As Microsoft's Brian Harry has noted, "VSTest is a very extensible unit test execution framework.  The base engine, discovers tests and runs them.  It can parallelize across cores, provides process isolation and can integrate with Visual Studio. It has extensibility for different test frameworks, code coverage, test impact analysis, data collection [and] test result reporting."

Harry is a Microsoft technical fellow working as the product unit manager for Team Foundation Server. He has detailed where VS Test sits in that it is integrated with Visual Studio and part of the .NET Core Tools. To clarify then, Microsoft .NET Core is a cross-platform fork of the very much Windows-only .NET framework… it allows Microsoft developers to start working outside of the Microsoft universe and (crucially) it also allows them to start working with non-Microsoft technologies in their Microsoft environment. 

No free lunch

As we have detailed before here on Forbes, Microsoft now takes a stance of 'open by default' and this is a position it has adopted to basically welcome a wider group of coders into its house.

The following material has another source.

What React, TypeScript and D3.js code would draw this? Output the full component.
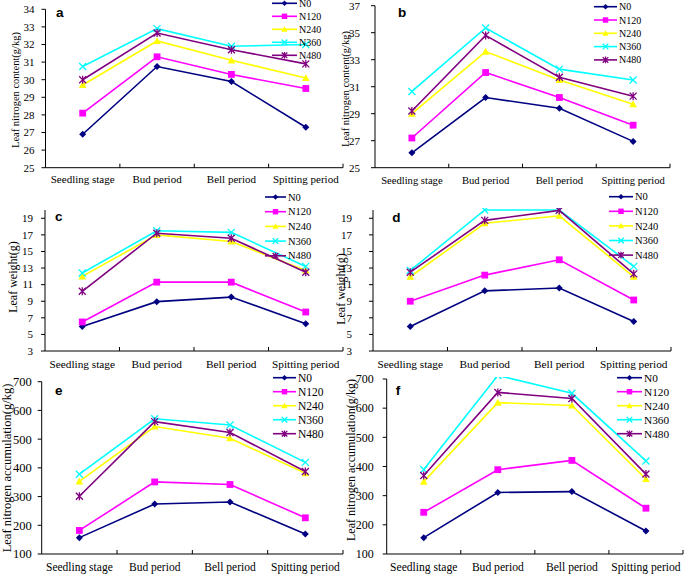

Once again, yes obviously the firm will still want to sell these software engineers licenses, chunks of Azure cloud and attendance fees to come to its various symposia. There is no such thing as a free lunch, but there are free adapters to VS Test on the Visual Studio Marketplace for various other testing frameworks.

Modularity... will it blend?

So can Redmond continue to do well in its open open sourcing?

Traditionally it's not always been plain sailing i.e. largely speaking, when you open up compatibility you slow down the ability for software to execute its runtime (software that governs the order in which things happen) and this is obviously not a good thing. Microsoft has for a couple of years now been working to build software that is more modular and so logically less monolithic, less clunky and less weighed down by internal dependencies... and this is what .NET Core represents today.

Will all this positively affect the software you use as a non-developer who takes an interest in the engineering inside the system that drives your device? Yes, it should do, in theory at least... and that theory should also hold for apps and services on other platforms. But we're not in software utopia yet, so take every day one download at a time.